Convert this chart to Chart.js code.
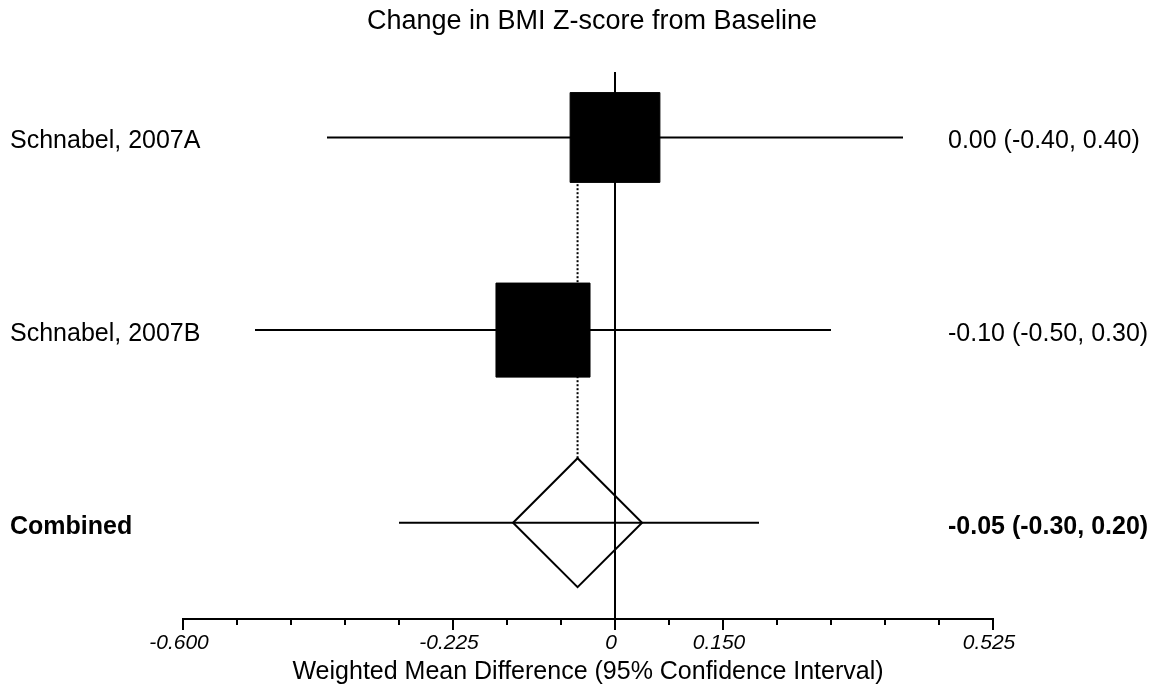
<!DOCTYPE html>
<html>
<head>
<meta charset="utf-8">
<script src="https://cdn.jsdelivr.net/npm/chart.js"></script>
<style>
  html, body { margin: 0; padding: 0; background: #fff; }
  #wrap { width: 1158px; height: 690px; }
</style>
</head>
<body>
<div id="wrap"><canvas id="forest" width="1158" height="690"></canvas></div>
<script>
// study rows, top to bottom
const studies = ['Schnabel, 2007A', 'Schnabel, 2007B', 'Combined'];
const rows = [3, 2, 1];
const estimates = [0.00, -0.10, -0.052];
const lower = [-0.40, -0.50, -0.30];
const upper = [0.40, 0.30, 0.20];
const estLabels = ['0.00 (-0.40, 0.40)', '-0.10 (-0.50, 0.30)', '-0.05 (-0.30, 0.20)'];

// x axis ticks
const tickValues = [-0.600, -0.525, -0.450, -0.375, -0.300, -0.225, -0.150, -0.075,
                    0, 0.075, 0.150, 0.225, 0.300, 0.375, 0.450, 0.525];
const majorTicks = [-0.600, -0.225, 0, 0.150, 0.525];
const majorLabels = ['-0.600', '-0.225', '0', '0.150', '0.525'];

const chartTitle = 'Change in BMI Z-score from Baseline';
const xTitle = 'Weighted Mean Difference (95% Confidence Interval)';

const FONT = '"Liberation Sans", Arial, sans-serif';

// CI lines, one dataset each
const ciSets = studies.map((s, i) => ({
    type: 'line',
    label: s + ' CI',
    data: [{x: lower[i], y: rows[i]}, {x: upper[i], y: rows[i]}],
    borderColor: '#000',
    borderWidth: 2,
    pointRadius: 0,
    order: 3
}));

// filled boxes for the studies
const boxSet = {
    type: 'scatter',
    label: 'studies',
    data: [0, 1].map(i => ({x: estimates[i], y: rows[i]})),
    pointStyle: 'rect',
    pointRadius: [63.5, 66.5],
    backgroundColor: '#000',
    borderColor: '#000',
    borderWidth: 1,
    order: 1
};

// diamond for the pooled estimate
const diamondSet = {
    type: 'scatter',
    label: 'combined',
    data: [{x: estimates[2], y: rows[2]}],
    pointStyle: 'rectRot',
    pointRadius: 64.5,
    backgroundColor: 'rgba(0,0,0,0)',
    borderColor: '#000',
    borderWidth: 2,
    order: 2
};

const forestDecor = {
    id: 'forestDecor',
    beforeDatasetsDraw(chart) {
        const {ctx, chartArea, scales: {x, y}} = chart;
        ctx.save();
        ctx.strokeStyle = '#000';
        // line of no effect
        ctx.lineWidth = 2;
        ctx.beginPath();
        ctx.moveTo(Math.round(x.getPixelForValue(0)), chartArea.top);
        ctx.lineTo(Math.round(x.getPixelForValue(0)), chartArea.bottom);
        ctx.stroke();
        // dotted line from the diamond up to the first study
        const px = x.getPixelForValue(estimates[2]);
        ctx.setLineDash([2, 2]);
        ctx.beginPath();
        ctx.moveTo(px, y.getPixelForValue(rows[2]) - 64.5);
        ctx.lineTo(px, y.getPixelForValue(rows[0]) + 45);
        ctx.stroke();
        ctx.restore();
    },
    afterDraw(chart) {
        const {ctx, chartArea, scales: {x, y}} = chart;
        const base = chartArea.bottom;
        ctx.save();
        ctx.strokeStyle = '#000';
        ctx.fillStyle = '#000';
        ctx.lineWidth = 2;
        // axis line + ticks
        ctx.beginPath();
        ctx.moveTo(x.getPixelForValue(tickValues[0]) - 1, base);
        ctx.lineTo(x.getPixelForValue(tickValues[tickValues.length - 1]) + 1, base);
        tickValues.forEach(v => {
            const p = Math.round(x.getPixelForValue(v));
            const len = majorTicks.includes(v) ? 11 : 6;
            ctx.moveTo(p, base);
            ctx.lineTo(p, base + len);
        });
        ctx.stroke();

        ctx.textAlign = 'center';
        ctx.textBaseline = 'middle';
        ctx.font = 'italic 21px ' + FONT;
        majorTicks.forEach((v, i) => {
            ctx.fillText(majorLabels[i], x.getPixelForValue(v) - 4, base + 24);
        });
        ctx.font = '25px ' + FONT;
        ctx.fillText(xTitle, (chartArea.left + chartArea.right) / 2, base + 53);
        ctx.font = '27px ' + FONT;
        ctx.fillText(chartTitle, (chartArea.left + chartArea.right) / 2 + 4, 22);

        // study labels and estimates
        studies.forEach((s, i) => {
            const py = y.getPixelForValue(rows[i]) + 4;
            ctx.font = (i === 2 ? 'bold ' : '') + '25px ' + FONT;
            ctx.textAlign = 'left';
            ctx.fillText(s, 10, py);
            ctx.fillText(estLabels[i], 948, py);
        });
        ctx.restore();
    }
};

new Chart(document.getElementById('forest'), {
    data: {datasets: [...ciSets, boxSet, diamondSet]},
    options: {
        responsive: false,
        animation: false,
        layout: {padding: {left: 183, right: 165, top: 72, bottom: 71}},
        plugins: {
            legend: {display: false},
            title: {display: false},
            tooltip: {enabled: false}
        },
        scales: {
            x: {type: 'linear', min: -0.6, max: 0.525, display: false},
            y: {type: 'linear', min: 0.5, max: 3.34, display: false}
        }
    },
    plugins: [forestDecor]
});
</script>
</body>
</html>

◆ ◆ ◆ ◆ ◆

*What this task involves*: Write out the full set of lines verbatim, without the pictures.

*Result*:
Convert this chart to Chart.js code.
<!DOCTYPE html>
<html>
<head>
<meta charset="utf-8">
<script src="https://cdn.jsdelivr.net/npm/chart.js"></script>
<style>
  html, body { margin: 0; padding: 0; background: #fff; }
  #wrap { width: 1158px; height: 690px; }
</style>
</head>
<body>
<div id="wrap"><canvas id="forest" width="1158" height="690"></canvas></div>
<script>
// study rows, top to bottom
const studies = ['Schnabel, 2007A', 'Schnabel, 2007B', 'Combined'];
const rows = [3, 2, 1];
const estimates = [0.00, -0.10, -0.052];
const lower = [-0.40, -0.50, -0.30];
const upper = [0.40, 0.30, 0.20];
const estLabels = ['0.00 (-0.40, 0.40)', '-0.10 (-0.50, 0.30)', '-0.05 (-0.30, 0.20)'];

// x axis ticks
const tickValues = [-0.600, -0.525, -0.450, -0.375, -0.300, -0.225, -0.150, -0.075,
                    0, 0.075, 0.150, 0.225, 0.300, 0.375, 0.450, 0.525];
const majorTicks = [-0.600, -0.225, 0, 0.150, 0.525];
const majorLabels = ['-0.600', '-0.225', '0', '0.150', '0.525'];

const chartTitle = 'Change in BMI Z-score from Baseline';
const xTitle = 'Weighted Mean Difference (95% Confidence Interval)';

const FONT = '"Liberation Sans", Arial, sans-serif';

// CI lines, one dataset each
const ciSets = studies.map((s, i) => ({
    type: 'line',
    label: s + ' CI',
    data: [{x: lower[i], y: rows[i]}, {x: upper[i], y: rows[i]}],
    borderColor: '#000',
    borderWidth: 2,
    pointRadius: 0,
    order: 3
}));

// filled boxes for the studies
const boxSet = {
    type: 'scatter',
    label: 'studies',
    data: [0, 1].map(i => ({x: estimates[i], y: rows[i]})),
    pointStyle: 'rect',
    pointRadius: [63.5, 66.5],
    backgroundColor: '#000',
    borderColor: '#000',
    borderWidth: 1,
    order: 1
};

// diamond for the pooled estimate
const diamondSet = {
    type: 'scatter',
    label: 'combined',
    data: [{x: estimates[2], y: rows[2]}],
    pointStyle: 'rectRot',
    pointRadius: 64.5,
    backgroundColor: 'rgba(0,0,0,0)',
    borderColor: '#000',
    borderWidth: 2,
    order: 2
};

const forestDecor = {
    id: 'forestDecor',
    beforeDatasetsDraw(chart) {
        const {ctx, chartArea, scales: {x, y}} = chart;
        ctx.save();
        ctx.strokeStyle = '#000';
        // line of no effect
        ctx.lineWidth = 2;
        ctx.beginPath();
        ctx.moveTo(Math.round(x.getPixelForValue(0)), chartArea.top);
        ctx.lineTo(Math.round(x.getPixelForValue(0)), chartArea.bottom);
        ctx.stroke();
        // dotted line from the diamond up to the first study
        const px = x.getPixelForValue(estimates[2]);
        ctx.setLineDash([2, 2]);
        ctx.beginPath();
        ctx.moveTo(px, y.getPixelForValue(rows[2]) - 64.5);
        ctx.lineTo(px, y.getPixelForValue(rows[0]) + 45);
        ctx.stroke();
        ctx.restore();
    },
    afterDraw(chart) {
        const {ctx, chartArea, scales: {x, y}} = chart;
        const base = chartArea.bottom;
        ctx.save();
        ctx.strokeStyle = '#000';
        ctx.fillStyle = '#000';
        ctx.lineWidth = 2;
        // axis line + ticks
        ctx.beginPath();
        ctx.moveTo(x.getPixelForValue(tickValues[0]) - 1, base);
        ctx.lineTo(x.getPixelForValue(tickValues[tickValues.length - 1]) + 1, base);
        tickValues.forEach(v => {
            const p = Math.round(x.getPixelForValue(v));
            const len = majorTicks.includes(v) ? 11 : 6;
            ctx.moveTo(p, base);
            ctx.lineTo(p, base + len);
        });
        ctx.stroke();

        ctx.textAlign = 'center';
        ctx.textBaseline = 'middle';
        ctx.font = 'italic 21px ' + FONT;
        majorTicks.forEach((v, i) => {
            ctx.fillText(majorLabels[i], x.getPixelForValue(v) - 4, base + 24);
        });
        ctx.font = '25px ' + FONT;
        ctx.fillText(xTitle, (chartArea.left + chartArea.right) / 2, base + 53);
        ctx.font = '27px ' + FONT;
        ctx.fillText(chartTitle, (chartArea.left + chartArea.right) / 2 + 4, 22);

        // study labels and estimates
        studies.forEach((s, i) => {
            const py = y.getPixelForValue(rows[i]) + 4;
            ctx.font = (i === 2 ? 'bold ' : '') + '25px ' + FONT;
            ctx.textAlign = 'left';
            ctx.fillText(s, 10, py);
            ctx.fillText(estLabels[i], 948, py);
        });
        ctx.restore();
    }
};

new Chart(document.getElementById('forest'), {
    data: {datasets: [...ciSets, boxSet, diamondSet]},
    options: {
        responsive: false,
        animation: false,
        layout: {padding: {left: 183, right: 165, top: 72, bottom: 71}},
        plugins: {
            legend: {display: false},
            title: {display: false},
            tooltip: {enabled: false}
        },
        scales: {
            x: {type: 'linear', min: -0.6, max: 0.525, display: false},
            y: {type: 'linear', min: 0.5, max: 3.34, display: false}
        }
    },
    plugins: [forestDecor]
});
</script>
</body>
</html>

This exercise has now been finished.